China is now in the room as well. Trump is preparing to meet Xi Jinping in Beijing, and Iran will be part of that conversation, whether Washington likes it or not. China remains the main buyer of Iranian oil and one of Tehran’s key diplomatic supporters. At the same time, Beijing has an interest in reopening Hormuz, because it needs energy flows, trade routes and the appearance of responsible global influence. It can now present itself as the adult in a room set on fire by others. This is Washington’s strategic humiliation. The United States launched a war to impose leverage. It now needs China, Pakistan, Qatar and the Gulf states to help manage the consequences. It wanted to isolate Iran. Instead, it has made Iran central to energy prices, global shipping, US inflation, Chinese diplomacy and the political survival of a Republican Congress. Tehran is not winning in any conventional sense. Its economy is under severe pressure. Its currency is weak. Its ports are constrained. It is using rail links to China, land routes through neighbours and improvised logistics to survive the blockade. But survival is not defeat. Iran has built its political culture around endurance, and endurance is often enough when the opposing strategy depends on quick submission.
That is why Trump’s rhetoric is increasingly unstable. He says the war is almost over, then threatens heavier strikes. He says the United States has won, then demands a signature. He says Iran is playing games, while his own policy moves from bombing to blockade, from blockade to humanitarian corridor, from corridor to suspension, from suspension to one-page memorandum, and now back to threats. The consequence is a war without a clean exit. Israel wants pressure maintained until Iran’s nuclear, missile and proxy networks are dismantled. Iran wants sanctions lifted, assets unfrozen, compensation discussed, and sovereignty over Hormuz recognised. Trump wants lower petrol prices, a political victory, and an agreement that looks like surrender without requiring another war.

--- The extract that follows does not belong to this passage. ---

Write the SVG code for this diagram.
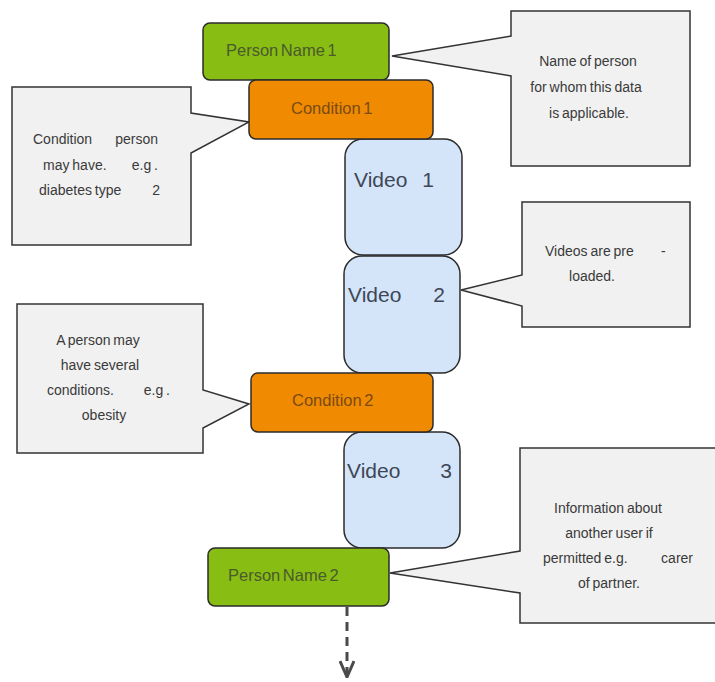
<svg xmlns="http://www.w3.org/2000/svg" width="715" height="682" viewBox="0 0 715 682">
<defs>
<style>
.callout{fill:#f1f1f1;stroke:#333;stroke-width:1.5;stroke-linejoin:miter}
.person{fill:#88bd14;stroke:#2b2b2b;stroke-width:1.5}
.cond{fill:#f08a00;stroke:#2b2b2b;stroke-width:1.5}
.video{fill:#d4e5fa;stroke:#2b2b2b;stroke-width:1.5}
.ct{font-family:"Liberation Sans",Arial,sans-serif;font-size:14px;fill:#3a3a3a;word-spacing:-1px}
.pt{font-family:"Liberation Sans",Arial,sans-serif;font-size:16.5px;fill:#4a5a2c;word-spacing:-2px}
.cdt{font-family:"Liberation Sans",Arial,sans-serif;font-size:16.5px;fill:#7a4a14;word-spacing:-2px}
.vt{font-family:"Liberation Sans",Arial,sans-serif;font-size:21px;fill:#3e4756}
.mid{text-anchor:middle}
.end{text-anchor:end}
</style>
<marker id="vhead" viewBox="0 0 18 16" refX="17" refY="8" markerWidth="18" markerHeight="16" markerUnits="userSpaceOnUse" orient="auto">
<path d="M1,1 L17,8 L1,15" fill="none" stroke="#4a4a4a" stroke-width="3"/>
</marker>
</defs>

<g id="callout-person1">
<path class="callout" d="M511,11 H690 V166 H511 V76 L392,56 L511,36 Z"/>
<text class="ct mid" x="588" y="66">Name of person</text>
<text class="ct mid" x="586" y="92">for whom this data</text>
<text class="ct mid" x="589" y="118">is applicable.</text>
</g>
<g id="callout-condition1">
<path class="callout" d="M12,87 H191 V113 L249,122 L191,153 V245 H12 Z"/>
<text class="ct" x="33" y="144">Condition</text>
<text class="ct end" x="158" y="144">person</text>
<text class="ct" x="43" y="170">may have.</text>
<text class="ct end" x="158" y="170">e.g .</text>
<text class="ct" x="39" y="195">diabetes type</text>
<text class="ct end" x="160" y="195">2</text>
</g>
<g id="callout-videos">
<path class="callout" d="M522,202 H690 V327 H522 V306 L461,290 L522,275 Z"/>
<text class="ct" x="545" y="256">Videos are pre</text>
<text class="ct" x="661" y="256">-</text>
<text class="ct mid" x="592" y="281">loaded.</text>
</g>
<g id="callout-condition2">
<path class="callout" d="M17,304 H203 V390 L249,404 L203,428 V453 H17 Z"/>
<text class="ct mid" x="98" y="345">A person may</text>
<text class="ct mid" x="100" y="370">have several</text>
<text class="ct" x="47" y="395">conditions.</text>
<text class="ct end" x="170" y="395">e.g .</text>
<text class="ct mid" x="104" y="420">obesity</text>
</g>
<g id="callout-person2">
<path class="callout" d="M520,448 H718 V623 H520 V593 L390,573 L520,551 Z"/>
<text class="ct mid" x="608" y="513">Information about</text>
<text class="ct mid" x="609" y="538">another user if</text>
<text class="ct" x="543" y="563">permitted e.g.</text>
<text class="ct end" x="693" y="563">carer</text>
<text class="ct mid" x="609" y="588">of partner.</text>
</g>

<g id="video1">
<rect class="video" x="345" y="139" width="117" height="116" rx="18"/>
<text class="vt" x="354" y="187">Video</text>
<text class="vt end" x="434" y="187">1</text>
</g>
<g id="video2">
<rect class="video" x="344" y="256" width="116" height="117" rx="18"/>
<text class="vt" x="348" y="302">Video</text>
<text class="vt end" x="445" y="302">2</text>
</g>
<g id="video3">
<rect class="video" x="344" y="432" width="116" height="116" rx="18"/>
<text class="vt" x="347" y="478">Video</text>
<text class="vt end" x="452" y="478">3</text>
</g>
<g id="person1">
<rect class="person" x="203" y="23" width="186" height="57" rx="7"/>
<text class="pt" x="226" y="56">Person Name 1</text>
</g>
<g id="condition1">
<rect class="cond" x="249" y="80" width="184" height="59" rx="7"/>
<text class="cdt" x="291" y="114">Condition 1</text>
</g>
<g id="condition2">
<rect class="cond" x="251" y="373" width="182" height="59" rx="7"/>
<text class="cdt" x="292" y="406">Condition 2</text>
</g>
<g id="person2">
<rect class="person" x="208" y="548" width="181" height="58" rx="7"/>
<text class="pt" x="228" y="581">Person Name 2</text>
</g>

<g id="connectors">
<path d="M347,607 V677" fill="none" stroke="#4a4a4a" stroke-width="3" stroke-dasharray="9,6" marker-end="url(#vhead)"/>
</g>
</svg>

Markets may still hope for a deal. Diplomats may still manufacture language. Pakistan may carry messages. Qatar may host conversations. China may encourage restraint. But the central contradiction remains intact: the United States wants Iran to concede before pressure is lifted; Iran wants pressure lifted before concessions become possible. Until that contradiction is broken, Hormuz remains a weapon, oil remains a tax on the world, and the ceasefire remains less a peace than a pause between miscalculations. The war was sold as leverage. It has become a trap.